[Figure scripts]
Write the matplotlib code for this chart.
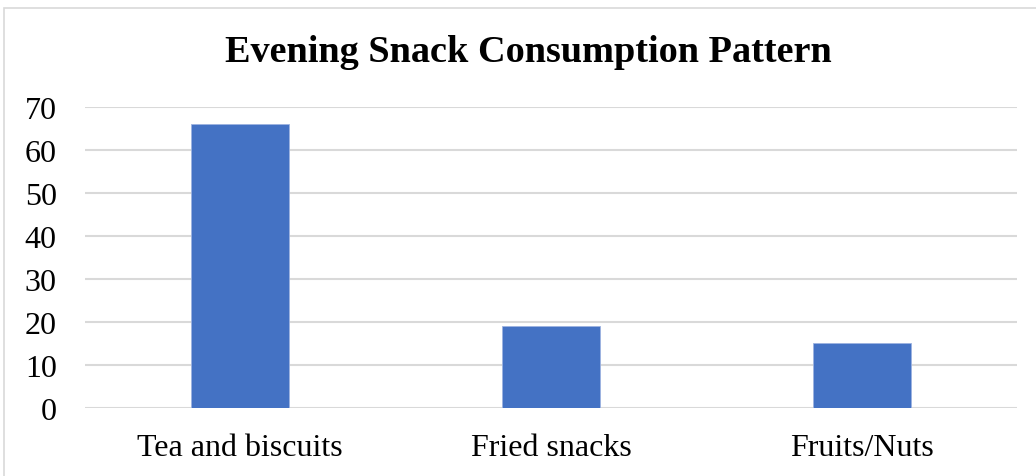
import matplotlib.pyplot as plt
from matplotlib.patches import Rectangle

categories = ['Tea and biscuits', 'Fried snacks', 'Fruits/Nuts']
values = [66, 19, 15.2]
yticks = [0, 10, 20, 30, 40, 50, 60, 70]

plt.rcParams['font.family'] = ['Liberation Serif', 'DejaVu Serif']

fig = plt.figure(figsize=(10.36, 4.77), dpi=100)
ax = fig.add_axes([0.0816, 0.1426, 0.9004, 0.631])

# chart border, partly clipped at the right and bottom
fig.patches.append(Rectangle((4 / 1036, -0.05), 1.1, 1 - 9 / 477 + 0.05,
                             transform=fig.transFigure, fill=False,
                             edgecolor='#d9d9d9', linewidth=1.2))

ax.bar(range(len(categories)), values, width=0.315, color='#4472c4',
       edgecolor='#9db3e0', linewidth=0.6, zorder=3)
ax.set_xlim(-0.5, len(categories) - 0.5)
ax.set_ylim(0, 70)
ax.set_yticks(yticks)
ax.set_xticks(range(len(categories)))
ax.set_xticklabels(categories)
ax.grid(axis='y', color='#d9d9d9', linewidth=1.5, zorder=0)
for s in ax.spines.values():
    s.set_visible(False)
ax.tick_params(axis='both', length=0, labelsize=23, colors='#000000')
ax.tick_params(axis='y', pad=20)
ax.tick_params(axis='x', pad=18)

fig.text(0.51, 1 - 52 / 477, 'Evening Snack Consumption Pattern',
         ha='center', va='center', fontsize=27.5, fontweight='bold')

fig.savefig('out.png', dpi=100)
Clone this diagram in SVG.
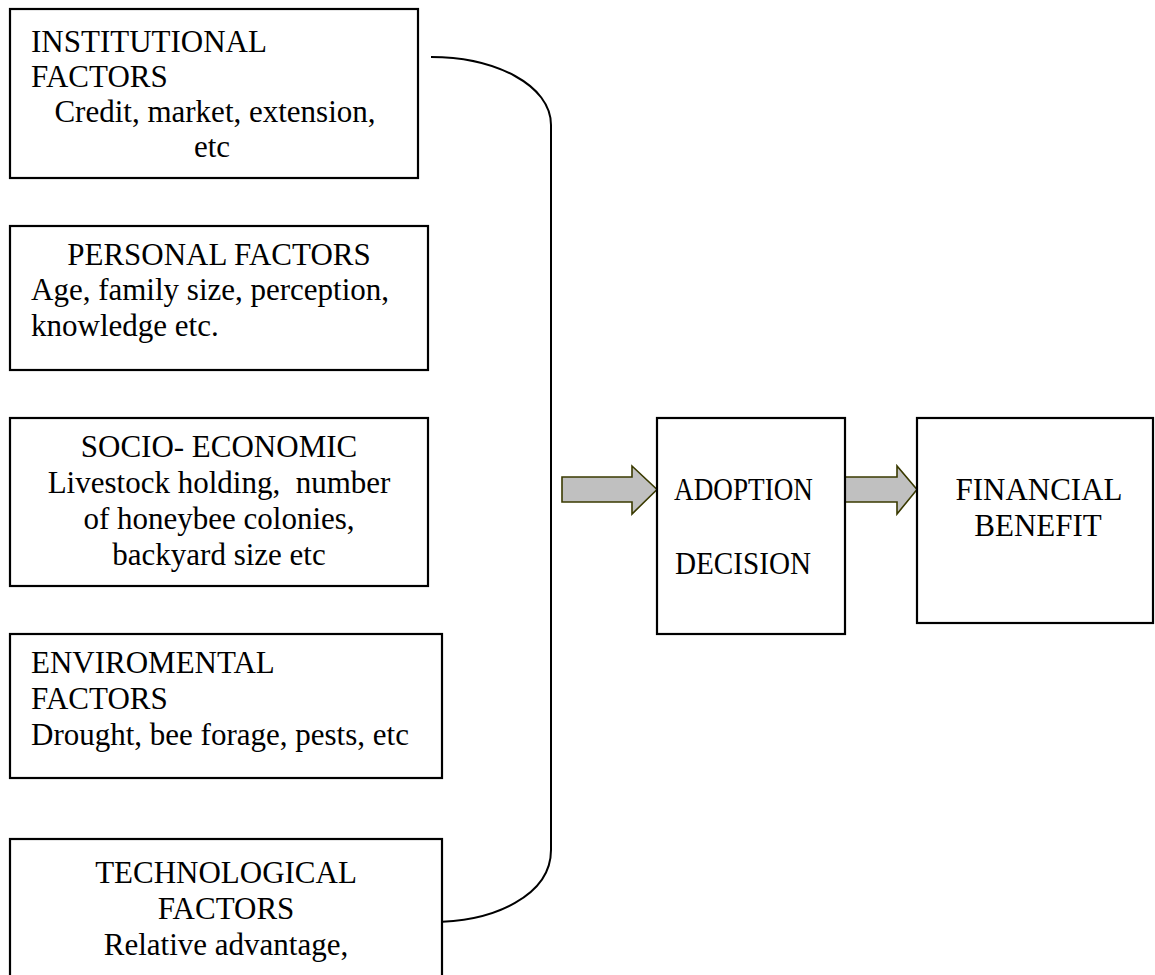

**What the task asks**:
Restate the data above word for word. Skip every picture.

**Exercise answer**:
Write the matplotlib code for this chart.
import matplotlib.pyplot as plt
from matplotlib.patches import Rectangle

categories = ['Tea and biscuits', 'Fried snacks', 'Fruits/Nuts']
values = [66, 19, 15.2]
yticks = [0, 10, 20, 30, 40, 50, 60, 70]

plt.rcParams['font.family'] = ['Liberation Serif', 'DejaVu Serif']

fig = plt.figure(figsize=(10.36, 4.77), dpi=100)
ax = fig.add_axes([0.0816, 0.1426, 0.9004, 0.631])

# chart border, partly clipped at the right and bottom
fig.patches.append(Rectangle((4 / 1036, -0.05), 1.1, 1 - 9 / 477 + 0.05,
                             transform=fig.transFigure, fill=False,
                             edgecolor='#d9d9d9', linewidth=1.2))

ax.bar(range(len(categories)), values, width=0.315, color='#4472c4',
       edgecolor='#9db3e0', linewidth=0.6, zorder=3)
ax.set_xlim(-0.5, len(categories) - 0.5)
ax.set_ylim(0, 70)
ax.set_yticks(yticks)
ax.set_xticks(range(len(categories)))
ax.set_xticklabels(categories)
ax.grid(axis='y', color='#d9d9d9', linewidth=1.5, zorder=0)
for s in ax.spines.values():
    s.set_visible(False)
ax.tick_params(axis='both', length=0, labelsize=23, colors='#000000')
ax.tick_params(axis='y', pad=20)
ax.tick_params(axis='x', pad=18)

fig.text(0.51, 1 - 52 / 477, 'Evening Snack Consumption Pattern',
         ha='center', va='center', fontsize=27.5, fontweight='bold')

fig.savefig('out.png', dpi=100)
Clone this diagram in SVG.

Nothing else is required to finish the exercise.